INFORMATION SHOWN:
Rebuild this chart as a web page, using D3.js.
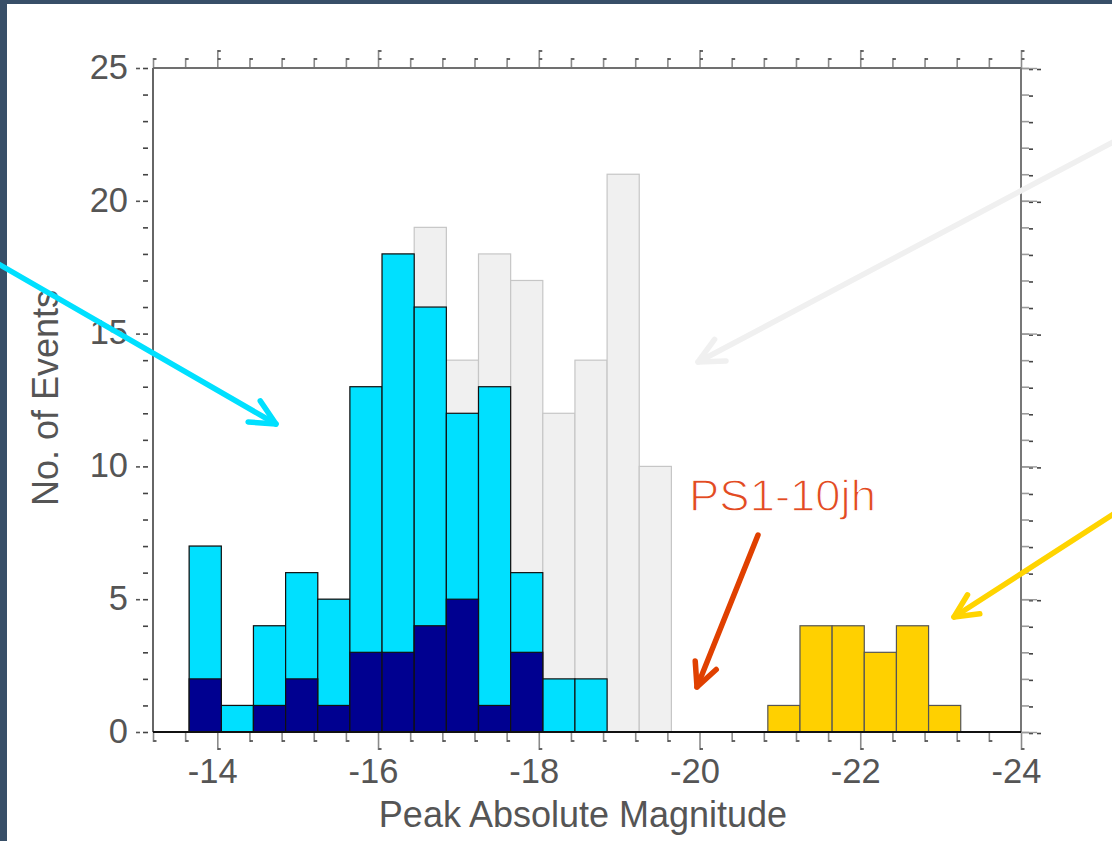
<!DOCTYPE html>
<html>
<head>
<meta charset="utf-8">
<script src="https://cdn.jsdelivr.net/npm/d3@7/dist/d3.min.js"></script>
<style>
  html, body { margin: 0; padding: 0; background: #fff; }
  svg { display: block; }
  text { font-family: "Liberation Sans", "Helvetica Neue", Arial, sans-serif; }
</style>
</head>
<body>
<svg id="chart" width="1112" height="841"></svg>
<script>
// Histogram of peak absolute magnitudes, 0.4 mag bins
const binStart = -13.65;   // left edge of first bin
const binWidth = 0.4;
// all events (light grey)
const allCounts    = [7, 1, 4, 6, 5, 13, 18, 19, 14, 18, 17, 12, 14, 21, 10];
// faint subset (cyan)
const faintCounts  = [7, 1, 4, 6, 5, 13, 18, 16, 12, 13, 6, 2, 2];
// sub-subset (navy)
const innerCounts  = [2, 0, 1, 2, 1, 3, 3, 4, 5, 1, 3, 0, 0];
// superluminous group (yellow), starting at bin 18
const brightStartBin = 18;
const brightCounts = [1, 4, 4, 3, 4, 1];

const xTicks = [-14, -16, -18, -20, -22, -24];
const yTicks = [0, 5, 10, 15, 20, 25];
const xLabel = "Peak Absolute Magnitude";
const yLabel = "No. of Events";
const note = "PS1-10jh";

const svg = d3.select("#chart");
const W = 1112, H = 841;
const pLeft = 153, pRight = 1021, pTop = 68, pBottom = 732;
const tickFont = 34.5, titleFont = 36;

const x = d3.scaleLinear().domain([-13.2, -24]).range([pLeft, pRight]);
const y = d3.scaleLinear().domain([0, 25]).range([pBottom, pTop]);

// frame of the slide
svg.append("rect").attr("width", W).attr("height", H).attr("fill", "#fff");
svg.append("rect").attr("x", 0).attr("y", 0).attr("width", W).attr("height", 4).attr("fill", "#384f68");
svg.append("rect").attr("x", 0).attr("y", 0).attr("width", 7).attr("height", H).attr("fill", "#384f68");

const bins = (counts, offset) => counts.map((c, i) => {
  const lo = binStart - binWidth * (i + offset);
  return { x0: lo, x1: lo - binWidth, v: c };
});

function drawBars(data, fill, stroke, sw) {
  svg.append("g").selectAll("rect").data(data.filter(d => d.v > 0)).join("rect")
    .attr("x", d => x(d.x0))
    .attr("width", d => x(d.x1) - x(d.x0))
    .attr("y", d => y(d.v))
    .attr("height", d => y(0) - y(d.v))
    .attr("fill", fill)
    .attr("stroke", stroke)
    .attr("stroke-width", sw);
}

drawBars(bins(allCounts, 0), "#f0f0f0", "#c6c6c6", 1.2);
drawBars(bins(faintCounts, 0), "#00e0ff", "#111", 1.2);
drawBars(bins(innerCounts, 0), "#000090", "#111", 1.2);
drawBars(bins(brightCounts, brightStartBin), "#ffd000", "#555", 1.2);

// axes
const minorX = d3.range(-13.2, -24.01, -0.4).map(v => +v.toFixed(1));
const minorY = d3.range(0, 26, 1);
const isMajorX = v => Math.abs(v / 2 - Math.round(v / 2)) < 1e-6;
const isMajorY = v => v % 5 === 0;

const ax = svg.append("g").attr("class", "axes");

// bottom axis: downward ticks with small flags
const gB = ax.append("g").attr("transform", `translate(0,${pBottom})`)
  .call(d3.axisBottom(x).tickValues(minorX).tickSizeInner(0).tickSizeOuter(0).tickFormat(""));
gB.select(".domain").remove();
gB.selectAll(".tick").each(function(d) {
  const g = d3.select(this), L = isMajorX(d) ? 18 : 10;
  g.append("line").attr("y1", 0).attr("y2", L).attr("stroke", "#8a8a8a").attr("stroke-width", 1.6);
  g.append("line").attr("x1", 0).attr("x2", 3).attr("y1", L - 1).attr("y2", L - 1).attr("stroke", "#444").attr("stroke-width", 1.6);
});
const gBL = ax.append("g").attr("transform", `translate(0,${pBottom})`)
  .call(d3.axisBottom(x).tickValues(xTicks).tickSize(0).tickPadding(27).tickFormat(d => "-" + Math.abs(d)));
gBL.select(".domain").remove();
gBL.selectAll("text").attr("font-size", tickFont).attr("fill", "#555").attr("dx", -5);

// top axis: upward ticks with flags
const gT = ax.append("g").attr("transform", `translate(0,${pTop})`)
  .call(d3.axisTop(x).tickValues(minorX).tickSize(0).tickFormat(""));
gT.select(".domain").remove();
gT.selectAll(".tick").each(function(d) {
  const g = d3.select(this), L = isMajorX(d) ? 18 : 10;
  g.append("line").attr("y1", 0).attr("y2", -L).attr("stroke", "#8a8a8a").attr("stroke-width", 1.6);
  g.append("line").attr("x1", 0).attr("x2", 3).attr("y1", -L + 1).attr("y2", -L + 1).attr("stroke", "#444").attr("stroke-width", 1.6);
  if (isMajorX(d)) g.append("line").attr("x1", 0).attr("x2", 3).attr("y1", -9).attr("y2", -9).attr("stroke", "#444").attr("stroke-width", 1.6);
});

// left axis
const gL = ax.append("g").attr("transform", `translate(${pLeft},0)`)
  .call(d3.axisLeft(y).tickValues(minorY).tickSize(0).tickFormat(""));
gL.select(".domain").remove();
gL.selectAll(".tick").each(function(d) {
  const g = d3.select(this);
  g.append("line").attr("x1", -10).attr("x2", -5).attr("stroke", "#444").attr("stroke-width", 1.6);
  if (isMajorY(d)) g.append("line").attr("x1", -17).attr("x2", -13).attr("stroke", "#555").attr("stroke-width", 1.6);
});
const gLL = ax.append("g").attr("transform", `translate(${pLeft},0)`)
  .call(d3.axisLeft(y).tickValues(yTicks).tickSize(0).tickPadding(25));
gLL.select(".domain").remove();
gLL.selectAll("text").attr("font-size", tickFont).attr("fill", "#555").attr("dy", "0.3em");

// right axis
const gR = ax.append("g").attr("transform", `translate(${pRight},0)`)
  .call(d3.axisRight(y).tickValues(minorY).tickSize(0).tickFormat(""));
gR.select(".domain").remove();
gR.selectAll(".tick").each(function(d) {
  const g = d3.select(this);
  g.append("line").attr("x1", 0).attr("x2", 8).attr("stroke", "#9a9a9a").attr("stroke-width", 1.6);
  g.append("line").attr("x1", 8).attr("x2", 12).attr("y1", 1).attr("y2", 1).attr("stroke", "#444").attr("stroke-width", 1.6);
  if (isMajorY(d)) {
    g.append("line").attr("x1", 0).attr("x2", 16).attr("stroke", "#9a9a9a").attr("stroke-width", 1.4);
    g.append("line").attr("x1", 16).attr("x2", 20).attr("y1", 1).attr("y2", 1).attr("stroke", "#444").attr("stroke-width", 1.6);
  }
});

// plot frame
ax.append("line").attr("x1", pLeft).attr("x2", pRight).attr("y1", pTop).attr("y2", pTop).attr("stroke", "#707070").attr("stroke-width", 2);
ax.append("line").attr("x1", pLeft).attr("x2", pLeft).attr("y1", pTop).attr("y2", pBottom).attr("stroke", "#666").attr("stroke-width", 2);
ax.append("line").attr("x1", pRight).attr("x2", pRight).attr("y1", pTop).attr("y2", pBottom).attr("stroke", "#777").attr("stroke-width", 2);
ax.append("line").attr("x1", pLeft).attr("x2", pRight).attr("y1", pBottom).attr("y2", pBottom).attr("stroke", "#111").attr("stroke-width", 2.2);

// axis titles
svg.append("text").attr("x", 583).attr("y", 827).attr("text-anchor", "middle")
  .attr("font-size", titleFont).attr("fill", "#555").text(xLabel);
svg.append("text").attr("transform", "translate(58,398) rotate(-90)").attr("text-anchor", "middle")
  .attr("font-size", titleFont).attr("fill", "#555").text(yLabel);

// annotation arrows
function arrow(x1, y1, x2, y2, color, w, head) {
  const ang = Math.atan2(y2 - y1, x2 - x1);
  const g = svg.append("g").attr("stroke", color).attr("stroke-width", w)
    .attr("stroke-linecap", "round").attr("stroke-linejoin", "round").attr("fill", "none");
  g.append("line").attr("x1", x1).attr("y1", y1).attr("x2", x2).attr("y2", y2);
  const a1 = ang + Math.PI - 0.45, a2 = ang + Math.PI + 0.45;
  g.append("path").attr("d",
    `M${x2 + head * Math.cos(a1)},${y2 + head * Math.sin(a1)} L${x2},${y2} L${x2 + head * Math.cos(a2)},${y2 + head * Math.sin(a2)}`);
}
arrow(-5, 262, 276, 424, "#00e0ff", 5.5, 28);
arrow(1115, 141, 698, 362, "#f0f0f0", 5.5, 28);
arrow(758, 535, 697, 687, "#e04000", 5.5, 26);
arrow(1115, 513, 954, 617, "#ffd400", 5.5, 26);

// light-weight label: a thin white stroke over the fill slims the glyphs
svg.append("text").attr("x", 689).attr("y", 511).attr("font-size", 45)
  .attr("textLength", 187).attr("lengthAdjust", "spacingAndGlyphs")
  .attr("fill", "#e24a22").attr("stroke", "#fff").attr("stroke-width", 1.3)
  .text(note);
</script>
</body>
</html>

GOAL OF THE EXERCISE: Reproduce the data above word for word from its first line through the line that holds "d3.scaleLinear().domain([0, 25]).range([pBottom, pTop]);", both ends included; skip pictures.

SOLUTION FOR THIS EXERCISE:
Rebuild this chart as a web page, using D3.js.
<!DOCTYPE html>
<html>
<head>
<meta charset="utf-8">
<script src="https://cdn.jsdelivr.net/npm/d3@7/dist/d3.min.js"></script>
<style>
  html, body { margin: 0; padding: 0; background: #fff; }
  svg { display: block; }
  text { font-family: "Liberation Sans", "Helvetica Neue", Arial, sans-serif; }
</style>
</head>
<body>
<svg id="chart" width="1112" height="841"></svg>
<script>
// Histogram of peak absolute magnitudes, 0.4 mag bins
const binStart = -13.65;   // left edge of first bin
const binWidth = 0.4;
// all events (light grey)
const allCounts    = [7, 1, 4, 6, 5, 13, 18, 19, 14, 18, 17, 12, 14, 21, 10];
// faint subset (cyan)
const faintCounts  = [7, 1, 4, 6, 5, 13, 18, 16, 12, 13, 6, 2, 2];
// sub-subset (navy)
const innerCounts  = [2, 0, 1, 2, 1, 3, 3, 4, 5, 1, 3, 0, 0];
// superluminous group (yellow), starting at bin 18
const brightStartBin = 18;
const brightCounts = [1, 4, 4, 3, 4, 1];

const xTicks = [-14, -16, -18, -20, -22, -24];
const yTicks = [0, 5, 10, 15, 20, 25];
const xLabel = "Peak Absolute Magnitude";
const yLabel = "No. of Events";
const note = "PS1-10jh";

const svg = d3.select("#chart");
const W = 1112, H = 841;
const pLeft = 153, pRight = 1021, pTop = 68, pBottom = 732;
const tickFont = 34.5, titleFont = 36;

const x = d3.scaleLinear().domain([-13.2, -24]).range([pLeft, pRight]);
const y = d3.scaleLinear().domain([0, 25]).range([pBottom, pTop]);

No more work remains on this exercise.